Definition
The angle between the chord line of a propeller blade section and the propeller's plane of rotation, measured at a specified radial station along the blade. It describes how steeply the blade is set relative to the disc the propeller sweeps through as it turns.
Plain English
It is how much a propeller blade is twisted compared to the flat circle it spins in. A small angle means the blade is nearly flat to that circle; a larger angle means the blade is tilted more steeply into the oncoming air.
Context Anchor
Seen in propeller specifications, propeller inspection, and maintenance procedures that describe blade setting or propeller adjustment.
Derivation
Pitch comes from an old sense meaning 'to set or fix at a slope.' The same idea appears in a roof's pitch — how steeply it is set. For a propeller, the pitch angle is how steeply each blade is set against the plane it rotates in.
Why Pilots Care
Pitch angle determines how much air each blade moves per revolution, which affects thrust, engine load, and efficiency at different airspeeds.
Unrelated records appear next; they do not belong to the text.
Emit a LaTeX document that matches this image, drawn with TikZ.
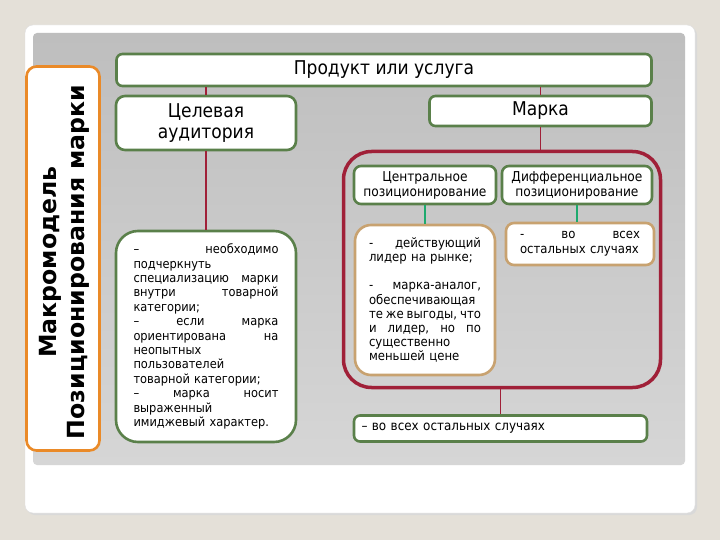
\documentclass[tikz,border=0pt]{standalone}
\usepackage{fontspec}
\setmainfont{DejaVu Sans Condensed}
\newfontfamily\widefont{DejaVu Sans}
\definecolor{bgbeige}{RGB}{228,224,216}
\definecolor{boxgreen}{RGB}{90,128,74}
\definecolor{framered}{RGB}{160,32,56}
\definecolor{lineorange}{RGB}{234,138,40}
\definecolor{boxtan}{RGB}{200,162,112}
\definecolor{lineteal}{RGB}{30,170,110}
\newcommand\jl[1]{\makebox[\hsize][l]{#1}}
\tikzset{
  gbox/.style={draw=boxgreen, line width=2.6pt, fill=white, rounded corners=6pt, inner sep=0pt, align=center},
  tbox/.style={draw=boxtan, line width=2.6pt, fill=white, inner sep=0pt},
  redline/.style={draw=framered, line width=1.8pt},
  tealline/.style={draw=lineteal, line width=1.8pt},
  small/.style={font=\fontsize{12.7}{14.4}\selectfont},
}
\begin{document}
\begin{tikzpicture}[x=1pt,y=-1pt]
\path[use as bounding box, fill=bgbeige] (0,0) rectangle (720,540);
% slide panel
\fill[gray!30, rounded corners=8pt] (27,27) rectangle (697,515);
\filldraw[fill=white, draw=gray!25, rounded corners=8pt] (25,25) rectangle (695,513);
\shade[top color={rgb,255:red,190;green,190;blue,190}, bottom color={rgb,255:red,214;green,214;blue,214}, rounded corners=4pt] (33,33) rectangle (685,465);

% vertical title
\node[draw=lineorange, line width=2.6pt, fill=white, rounded corners=10pt, minimum width=73pt, minimum height=384pt, inner sep=0pt] (side) at (63,258.5) {};
\node[rotate=90, align=center, font={\widefont\bfseries\fontsize{23.6}{28}\selectfont}] (sidetext) at (64,262) {Макромодель\\Позиционирования марки};

% top row
\node[gbox, minimum width=535pt, minimum height=32pt, font=\fontsize{19}{20}\selectfont] (prod) at (384,70) {Продукт или услуга};
\node[gbox, rounded corners=9pt, minimum width=180pt, minimum height=54pt, font=\fontsize{19}{21}\selectfont] (aud) at (206,123) {Целевая\\аудитория};
\node[gbox, minimum width=222pt, minimum height=30pt, font=\fontsize{19}{20}\selectfont] (marka) at (540.5,111) {Марка};

% left text box
\node[gbox, rounded corners=22pt, minimum width=180pt, minimum height=211pt, text width=145pt, align=left, small] (audtxt) at (206,336.5) {%
\jl{– \hfill необходимо}\\
подчеркнуть\\
\jl{специализацию \hfill марки}\\
\jl{внутри \hfill товарной}\\
категории;\\
\jl{– \hfill если \hfill марка}\\
\jl{ориентирована \hfill на}\\
неопытных\\
пользователей\\
товарной категории;\\
\jl{– \hfill марка \hfill носит}\\
выраженный\\
имиджевый характер.};

% red frame
\node[draw=framered, line width=3.5pt, rounded corners=28pt, minimum width=317pt, minimum height=236pt, inner sep=0pt] (frame) at (502,269.5) {};

\node[gbox, rounded corners=7pt, minimum width=142pt, minimum height=38pt, font=\fontsize{13.6}{15}\selectfont] (cen) at (425,185) {Центральное\\позиционирование};
\node[gbox, rounded corners=7pt, minimum width=150pt, minimum height=38pt, font=\fontsize{13.6}{15}\selectfont] (dif) at (577,185) {Дифференциальное\\позиционирование};

\node[tbox, rounded corners=16pt, minimum width=140pt, minimum height=150pt, text width=112pt, align=left, font=\fontsize{13}{14.2}\selectfont] (centxt) at (425,300) {%
\jl{- \hfill действующий}\\
лидер на рынке;\\[14.2pt]
\jl{- \hfill марка-аналог,}\\
обеспечивающая\\
\jl{те\hfill же\hfill выгоды,\hfill что}\\
\jl{и \hfill лидер, \hfill но \hfill по}\\
существенно\\
меньшей цене};

\node[tbox, rounded corners=8pt, minimum width=148pt, minimum height=42pt, text width=120pt, align=left, font=\fontsize{13}{15}\selectfont] (diftxt) at (580,244) {%
\jl{- \hfill во \hfill всех}\\
остальных случаях};

\node[gbox, minimum width=293pt, minimum height=26pt, text width=278pt, align=left, font=\fontsize{13.3}{15}\selectfont] (other) at (500.5,428.5) {– во всех остальных случаях};

% connectors
\draw[redline] (prod.south -| aud.north) -- (aud.north);
\draw[redline] (aud.south) -- (audtxt.north);
\draw[redline] (prod.south -| marka.north) -- (marka.north);
\draw[redline] (marka.south) -- (marka.south |- frame.north);
\draw[redline] (frame.south -| other.north) -- (other.north);
\draw[tealline] (cen.south) -- (centxt.north);
\draw[tealline] (dif.south) -- (dif.south |- diftxt.north);
\end{tikzpicture}
\end{document}
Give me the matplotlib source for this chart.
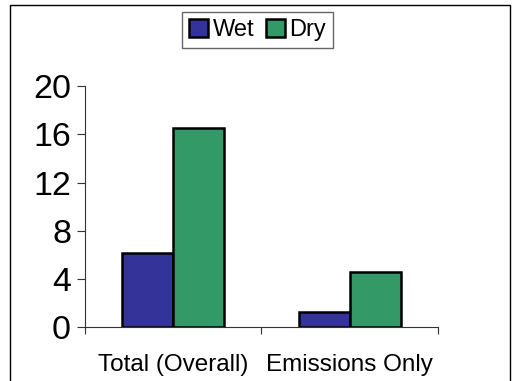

A blade set at a low pitch angle gives better performance at low speeds (takeoff, climb); a higher pitch angle is more efficient at cruise.
Intuition Check
Pitch angle here does not mean the airplane’s nose-up or nose-down attitude. It means the set angle of a propeller blade at a specific point on the blade.
Example Sentence 1
The technician measured the blade's pitch angle at the 75 percent radius station and found it within the manufacturer's tolerance.
Example Sentence 2
A higher pitch angle lets the propeller move the airplane farther forward per revolution but requires more engine power.